Number of pairs has fallen from 500,000 in the 1980s, to just 60,000 by 2017.
The world’s largest colony of king penguins has collapsed by almost 90 per cent over the last 35 years, new research indicates.
Aerial and satellite images of the colony living on the remote subantarctic island of Île aux Cochons, in the southern Indian Ocean, suggests the number of penguins has fallen from around 500,000 pairs in the 1980s, to just 60,000 pairs in photographs taken in 2015 and 2017.
Until now, it was regarded as the second-largest colony of penguins in the world, after one on Zavodovski Island in the South Sandwich Islands, where the slopes of an active volcano are home to around two million chinstrap penguins.
Scientists have not yet identified why the population of king penguins on Île aux Cochons has shrunk so dramatically, but they noted that it is not possible for the birds have migrated elsewhere, as there are no other islands suitable for them to inhabit within striking distance.
In a paper published in the journal Antarctic Science, the authors say “possible causes were explored but no plausible explanation for such an unprecedented decrease in penguin populations was found”.

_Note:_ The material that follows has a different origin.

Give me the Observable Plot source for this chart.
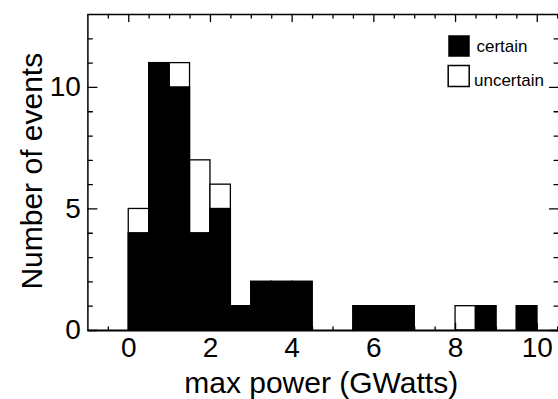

Satellite imagery shows the extent of the penguins’ breeding area, on bare flat ground, has also reduced significantly as vegetation has recolonised the stony ground.
Though they remain unsure of the cause, the team has suggested several possible hypothesis for the “massive decline”.
The first relates to the Indian Ocean Dipole, a weather phenomenon which affects ocean temperatures, local atmosphere and rainfall. In 1997 a particularly strong event may have sent fish and squid further south, affecting the foraging capacities of the penguins, leading to poor breeding performance from which the colony has struggled to recover.
The Dipole is closely associated with El Niño events, which have been amplified by global warming.
Another theory is that the decline may have been spurred by a partial relocation of the colony from a large group on one part of the island, to a smaller, beach-based colony, first observed in 1995.
Though the paper notes that the size of this newer population – 17,000 pairs – accounts only for a fraction of the original colony.
Third, feral cats and house mice, known to be present on the Île aux Cochons, may have changed their behaviour and may have begun to attack penguin chicks. This behavioural change has been observed in the past, where mice and cats were recorded beginning to target albatross chicks.
The fourth hypothesis is that diseases or parasites which affect various species of seabirds could have hit the colony, reducing breeding success, the survival of adults and population growth rates.
However, the paper says that the extent of the collapse would be unprecedented if it were the result of disease outbreak.
The last human visit to the island was back in 1982, and the team is now planning to return to study the causes for the decline.